::: STORED DATA :::

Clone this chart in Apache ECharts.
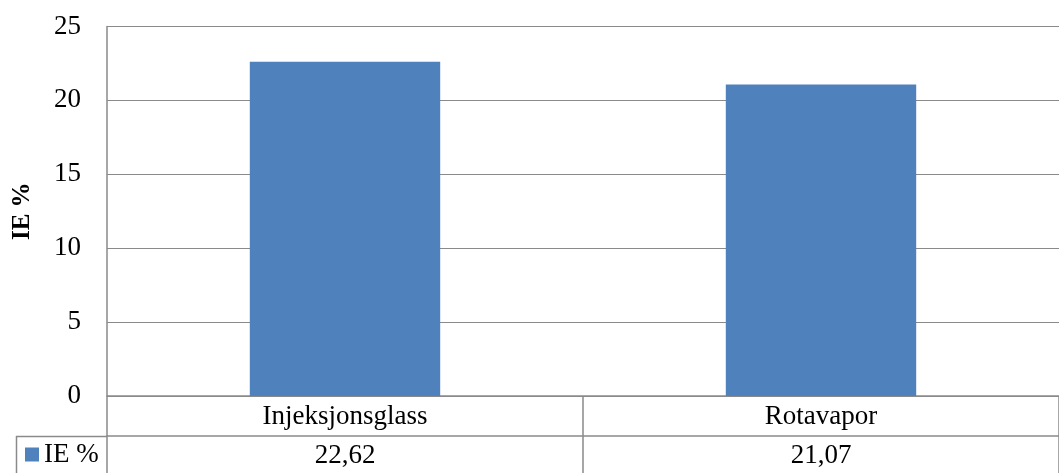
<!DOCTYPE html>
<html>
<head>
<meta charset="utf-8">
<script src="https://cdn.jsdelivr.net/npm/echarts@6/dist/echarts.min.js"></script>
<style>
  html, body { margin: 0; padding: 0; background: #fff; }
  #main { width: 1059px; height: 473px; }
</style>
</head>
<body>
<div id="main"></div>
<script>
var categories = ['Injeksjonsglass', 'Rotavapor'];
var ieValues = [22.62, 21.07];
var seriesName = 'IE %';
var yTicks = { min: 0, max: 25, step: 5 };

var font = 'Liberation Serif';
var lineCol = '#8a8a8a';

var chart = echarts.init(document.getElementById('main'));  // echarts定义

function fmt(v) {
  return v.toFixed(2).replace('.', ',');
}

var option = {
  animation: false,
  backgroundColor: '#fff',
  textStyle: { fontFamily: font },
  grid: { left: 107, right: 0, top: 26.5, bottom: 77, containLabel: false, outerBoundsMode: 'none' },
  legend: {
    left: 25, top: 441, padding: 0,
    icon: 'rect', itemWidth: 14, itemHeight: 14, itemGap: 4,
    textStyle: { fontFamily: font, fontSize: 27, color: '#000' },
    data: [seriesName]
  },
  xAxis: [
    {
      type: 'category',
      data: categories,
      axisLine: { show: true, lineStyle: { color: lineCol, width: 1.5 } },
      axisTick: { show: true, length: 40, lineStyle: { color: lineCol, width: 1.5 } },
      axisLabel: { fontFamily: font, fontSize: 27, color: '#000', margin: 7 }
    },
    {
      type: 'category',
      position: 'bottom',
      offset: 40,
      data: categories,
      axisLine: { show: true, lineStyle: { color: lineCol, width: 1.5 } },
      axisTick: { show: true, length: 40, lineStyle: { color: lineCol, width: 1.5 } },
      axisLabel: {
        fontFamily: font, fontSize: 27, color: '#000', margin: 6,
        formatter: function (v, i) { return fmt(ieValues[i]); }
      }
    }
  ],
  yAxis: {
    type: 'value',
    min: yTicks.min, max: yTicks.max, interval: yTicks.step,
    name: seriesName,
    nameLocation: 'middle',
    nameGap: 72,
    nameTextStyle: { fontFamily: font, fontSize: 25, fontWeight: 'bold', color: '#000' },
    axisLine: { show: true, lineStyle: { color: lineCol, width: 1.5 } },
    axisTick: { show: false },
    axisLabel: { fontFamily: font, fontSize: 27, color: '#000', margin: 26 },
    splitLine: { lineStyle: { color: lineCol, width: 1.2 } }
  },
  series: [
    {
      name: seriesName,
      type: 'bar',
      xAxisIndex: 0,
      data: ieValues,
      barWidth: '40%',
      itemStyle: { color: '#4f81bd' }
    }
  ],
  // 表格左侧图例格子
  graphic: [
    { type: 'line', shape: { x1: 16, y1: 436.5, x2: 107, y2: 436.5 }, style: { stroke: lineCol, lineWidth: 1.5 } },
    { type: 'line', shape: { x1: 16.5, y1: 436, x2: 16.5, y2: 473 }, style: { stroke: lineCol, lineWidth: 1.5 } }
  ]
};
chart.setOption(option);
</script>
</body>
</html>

:::

**DIRECTIVE**
Transcribe the full listing above exactly as it stands, minus the pictures.

**IN RESPONSE**
Clone this chart in Apache ECharts.
<!DOCTYPE html>
<html>
<head>
<meta charset="utf-8">
<script src="https://cdn.jsdelivr.net/npm/echarts@6/dist/echarts.min.js"></script>
<style>
  html, body { margin: 0; padding: 0; background: #fff; }
  #main { width: 1059px; height: 473px; }
</style>
</head>
<body>
<div id="main"></div>
<script>
var categories = ['Injeksjonsglass', 'Rotavapor'];
var ieValues = [22.62, 21.07];
var seriesName = 'IE %';
var yTicks = { min: 0, max: 25, step: 5 };

var font = 'Liberation Serif';
var lineCol = '#8a8a8a';

var chart = echarts.init(document.getElementById('main'));  // echarts定义

function fmt(v) {
  return v.toFixed(2).replace('.', ',');
}

var option = {
  animation: false,
  backgroundColor: '#fff',
  textStyle: { fontFamily: font },
  grid: { left: 107, right: 0, top: 26.5, bottom: 77, containLabel: false, outerBoundsMode: 'none' },
  legend: {
    left: 25, top: 441, padding: 0,
    icon: 'rect', itemWidth: 14, itemHeight: 14, itemGap: 4,
    textStyle: { fontFamily: font, fontSize: 27, color: '#000' },
    data: [seriesName]
  },
  xAxis: [
    {
      type: 'category',
      data: categories,
      axisLine: { show: true, lineStyle: { color: lineCol, width: 1.5 } },
      axisTick: { show: true, length: 40, lineStyle: { color: lineCol, width: 1.5 } },
      axisLabel: { fontFamily: font, fontSize: 27, color: '#000', margin: 7 }
    },
    {
      type: 'category',
      position: 'bottom',
      offset: 40,
      data: categories,
      axisLine: { show: true, lineStyle: { color: lineCol, width: 1.5 } },
      axisTick: { show: true, length: 40, lineStyle: { color: lineCol, width: 1.5 } },
      axisLabel: {
        fontFamily: font, fontSize: 27, color: '#000', margin: 6,
        formatter: function (v, i) { return fmt(ieValues[i]); }
      }
    }
  ],
  yAxis: {
    type: 'value',
    min: yTicks.min, max: yTicks.max, interval: yTicks.step,
    name: seriesName,
    nameLocation: 'middle',
    nameGap: 72,
    nameTextStyle: { fontFamily: font, fontSize: 25, fontWeight: 'bold', color: '#000' },
    axisLine: { show: true, lineStyle: { color: lineCol, width: 1.5 } },
    axisTick: { show: false },
    axisLabel: { fontFamily: font, fontSize: 27, color: '#000', margin: 26 },
    splitLine: { lineStyle: { color: lineCol, width: 1.2 } }
  },
  series: [
    {
      name: seriesName,
      type: 'bar',
      xAxisIndex: 0,
      data: ieValues,
      barWidth: '40%',
      itemStyle: { color: '#4f81bd' }
    }
  ],
  // 表格左侧图例格子
  graphic: [
    { type: 'line', shape: { x1: 16, y1: 436.5, x2: 107, y2: 436.5 }, style: { stroke: lineCol, lineWidth: 1.5 } },
    { type: 'line', shape: { x1: 16.5, y1: 436, x2: 16.5, y2: 473 }, style: { stroke: lineCol, lineWidth: 1.5 } }
  ]
};
chart.setOption(option);
</script>
</body>
</html>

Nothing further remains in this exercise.